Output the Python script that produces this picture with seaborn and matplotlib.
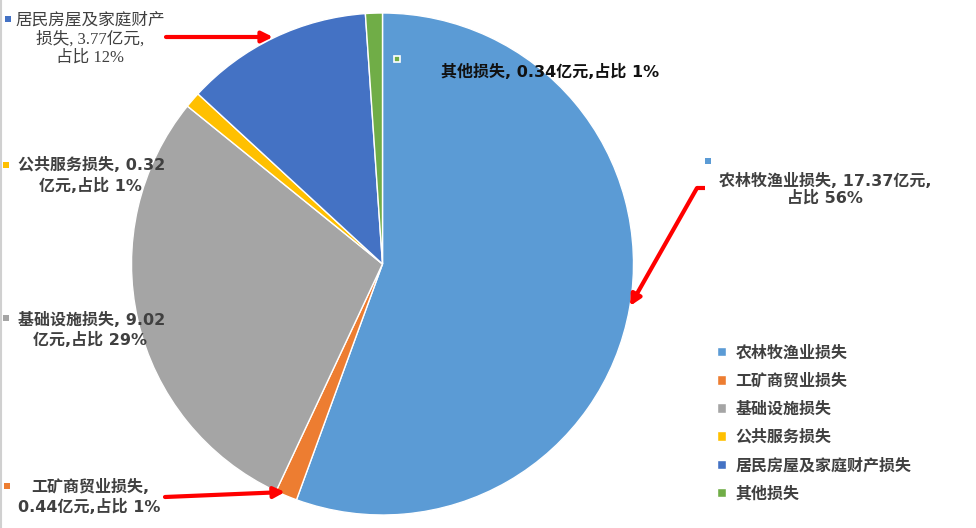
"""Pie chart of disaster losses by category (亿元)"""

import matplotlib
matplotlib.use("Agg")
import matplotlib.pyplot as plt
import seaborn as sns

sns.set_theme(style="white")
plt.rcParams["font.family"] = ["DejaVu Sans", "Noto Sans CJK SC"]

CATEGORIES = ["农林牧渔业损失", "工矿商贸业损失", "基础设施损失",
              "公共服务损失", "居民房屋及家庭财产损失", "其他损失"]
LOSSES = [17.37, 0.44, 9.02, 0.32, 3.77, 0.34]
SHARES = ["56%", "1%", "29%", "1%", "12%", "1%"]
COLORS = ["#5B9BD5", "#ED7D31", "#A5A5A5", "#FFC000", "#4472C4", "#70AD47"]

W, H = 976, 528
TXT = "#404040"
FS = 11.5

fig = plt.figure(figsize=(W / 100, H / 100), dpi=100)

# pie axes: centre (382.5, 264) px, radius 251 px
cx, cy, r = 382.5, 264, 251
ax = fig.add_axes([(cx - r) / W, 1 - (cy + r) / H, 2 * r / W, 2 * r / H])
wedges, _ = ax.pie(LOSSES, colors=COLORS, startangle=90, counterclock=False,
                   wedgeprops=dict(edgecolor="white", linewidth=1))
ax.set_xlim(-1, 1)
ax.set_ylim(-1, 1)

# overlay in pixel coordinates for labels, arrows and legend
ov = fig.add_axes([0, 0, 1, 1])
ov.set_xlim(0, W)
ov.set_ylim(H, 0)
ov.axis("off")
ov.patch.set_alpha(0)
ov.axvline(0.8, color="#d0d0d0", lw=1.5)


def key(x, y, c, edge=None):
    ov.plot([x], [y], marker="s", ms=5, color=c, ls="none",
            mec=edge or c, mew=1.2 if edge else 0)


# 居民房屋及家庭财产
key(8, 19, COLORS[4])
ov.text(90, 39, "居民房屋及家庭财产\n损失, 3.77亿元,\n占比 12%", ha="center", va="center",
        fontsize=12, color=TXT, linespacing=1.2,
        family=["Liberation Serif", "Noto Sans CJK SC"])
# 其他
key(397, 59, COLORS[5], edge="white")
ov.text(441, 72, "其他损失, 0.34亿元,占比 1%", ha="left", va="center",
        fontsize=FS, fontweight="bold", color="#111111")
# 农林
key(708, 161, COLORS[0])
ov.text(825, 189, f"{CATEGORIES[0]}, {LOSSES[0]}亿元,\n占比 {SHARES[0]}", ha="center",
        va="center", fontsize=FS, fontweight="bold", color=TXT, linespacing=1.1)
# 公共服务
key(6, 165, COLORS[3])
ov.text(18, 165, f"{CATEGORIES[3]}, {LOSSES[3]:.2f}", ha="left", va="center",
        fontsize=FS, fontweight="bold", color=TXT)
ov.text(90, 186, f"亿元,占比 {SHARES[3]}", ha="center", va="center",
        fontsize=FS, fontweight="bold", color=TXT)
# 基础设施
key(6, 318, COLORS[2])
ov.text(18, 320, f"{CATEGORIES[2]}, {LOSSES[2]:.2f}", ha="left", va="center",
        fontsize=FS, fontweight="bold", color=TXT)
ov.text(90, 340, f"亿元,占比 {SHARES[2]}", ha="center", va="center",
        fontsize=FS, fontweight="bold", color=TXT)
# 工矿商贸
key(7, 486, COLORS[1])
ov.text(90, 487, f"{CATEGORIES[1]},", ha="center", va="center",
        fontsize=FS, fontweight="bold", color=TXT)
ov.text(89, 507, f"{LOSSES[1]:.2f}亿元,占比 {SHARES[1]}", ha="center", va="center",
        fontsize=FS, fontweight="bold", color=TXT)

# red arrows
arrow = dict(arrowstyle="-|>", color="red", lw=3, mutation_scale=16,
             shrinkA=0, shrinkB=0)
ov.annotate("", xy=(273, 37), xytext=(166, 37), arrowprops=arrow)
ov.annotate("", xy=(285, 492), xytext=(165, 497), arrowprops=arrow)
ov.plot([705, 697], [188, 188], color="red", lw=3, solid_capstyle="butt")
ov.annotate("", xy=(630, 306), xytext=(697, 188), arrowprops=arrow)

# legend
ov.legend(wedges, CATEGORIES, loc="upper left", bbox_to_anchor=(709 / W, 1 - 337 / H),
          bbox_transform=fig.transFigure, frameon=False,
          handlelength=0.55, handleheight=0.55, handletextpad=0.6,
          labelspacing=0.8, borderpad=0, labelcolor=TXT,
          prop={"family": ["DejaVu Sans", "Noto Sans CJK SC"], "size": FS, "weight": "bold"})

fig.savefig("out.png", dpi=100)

★ ★ ★ ★

> [Short task]:
Print out the lines exactly, skipping any picture.

> [Solution for this task]:
Output the Python script that produces this picture with seaborn and matplotlib.
"""Pie chart of disaster losses by category (亿元)"""

import matplotlib
matplotlib.use("Agg")
import matplotlib.pyplot as plt
import seaborn as sns

sns.set_theme(style="white")
plt.rcParams["font.family"] = ["DejaVu Sans", "Noto Sans CJK SC"]

CATEGORIES = ["农林牧渔业损失", "工矿商贸业损失", "基础设施损失",
              "公共服务损失", "居民房屋及家庭财产损失", "其他损失"]
LOSSES = [17.37, 0.44, 9.02, 0.32, 3.77, 0.34]
SHARES = ["56%", "1%", "29%", "1%", "12%", "1%"]
COLORS = ["#5B9BD5", "#ED7D31", "#A5A5A5", "#FFC000", "#4472C4", "#70AD47"]

W, H = 976, 528
TXT = "#404040"
FS = 11.5

fig = plt.figure(figsize=(W / 100, H / 100), dpi=100)

# pie axes: centre (382.5, 264) px, radius 251 px
cx, cy, r = 382.5, 264, 251
ax = fig.add_axes([(cx - r) / W, 1 - (cy + r) / H, 2 * r / W, 2 * r / H])
wedges, _ = ax.pie(LOSSES, colors=COLORS, startangle=90, counterclock=False,
                   wedgeprops=dict(edgecolor="white", linewidth=1))
ax.set_xlim(-1, 1)
ax.set_ylim(-1, 1)

# overlay in pixel coordinates for labels, arrows and legend
ov = fig.add_axes([0, 0, 1, 1])
ov.set_xlim(0, W)
ov.set_ylim(H, 0)
ov.axis("off")
ov.patch.set_alpha(0)
ov.axvline(0.8, color="#d0d0d0", lw=1.5)


def key(x, y, c, edge=None):
    ov.plot([x], [y], marker="s", ms=5, color=c, ls="none",
            mec=edge or c, mew=1.2 if edge else 0)


# 居民房屋及家庭财产
key(8, 19, COLORS[4])
ov.text(90, 39, "居民房屋及家庭财产\n损失, 3.77亿元,\n占比 12%", ha="center", va="center",
        fontsize=12, color=TXT, linespacing=1.2,
        family=["Liberation Serif", "Noto Sans CJK SC"])
# 其他
key(397, 59, COLORS[5], edge="white")
ov.text(441, 72, "其他损失, 0.34亿元,占比 1%", ha="left", va="center",
        fontsize=FS, fontweight="bold", color="#111111")
# 农林
key(708, 161, COLORS[0])
ov.text(825, 189, f"{CATEGORIES[0]}, {LOSSES[0]}亿元,\n占比 {SHARES[0]}", ha="center",
        va="center", fontsize=FS, fontweight="bold", color=TXT, linespacing=1.1)
# 公共服务
key(6, 165, COLORS[3])
ov.text(18, 165, f"{CATEGORIES[3]}, {LOSSES[3]:.2f}", ha="left", va="center",
        fontsize=FS, fontweight="bold", color=TXT)
ov.text(90, 186, f"亿元,占比 {SHARES[3]}", ha="center", va="center",
        fontsize=FS, fontweight="bold", color=TXT)
# 基础设施
key(6, 318, COLORS[2])
ov.text(18, 320, f"{CATEGORIES[2]}, {LOSSES[2]:.2f}", ha="left", va="center",
        fontsize=FS, fontweight="bold", color=TXT)
ov.text(90, 340, f"亿元,占比 {SHARES[2]}", ha="center", va="center",
        fontsize=FS, fontweight="bold", color=TXT)
# 工矿商贸
key(7, 486, COLORS[1])
ov.text(90, 487, f"{CATEGORIES[1]},", ha="center", va="center",
        fontsize=FS, fontweight="bold", color=TXT)
ov.text(89, 507, f"{LOSSES[1]:.2f}亿元,占比 {SHARES[1]}", ha="center", va="center",
        fontsize=FS, fontweight="bold", color=TXT)

# red arrows
arrow = dict(arrowstyle="-|>", color="red", lw=3, mutation_scale=16,
             shrinkA=0, shrinkB=0)
ov.annotate("", xy=(273, 37), xytext=(166, 37), arrowprops=arrow)
ov.annotate("", xy=(285, 492), xytext=(165, 497), arrowprops=arrow)
ov.plot([705, 697], [188, 188], color="red", lw=3, solid_capstyle="butt")
ov.annotate("", xy=(630, 306), xytext=(697, 188), arrowprops=arrow)

# legend
ov.legend(wedges, CATEGORIES, loc="upper left", bbox_to_anchor=(709 / W, 1 - 337 / H),
          bbox_transform=fig.transFigure, frameon=False,
          handlelength=0.55, handleheight=0.55, handletextpad=0.6,
          labelspacing=0.8, borderpad=0, labelcolor=TXT,
          prop={"family": ["DejaVu Sans", "Noto Sans CJK SC"], "size": FS, "weight": "bold"})

fig.savefig("out.png", dpi=100)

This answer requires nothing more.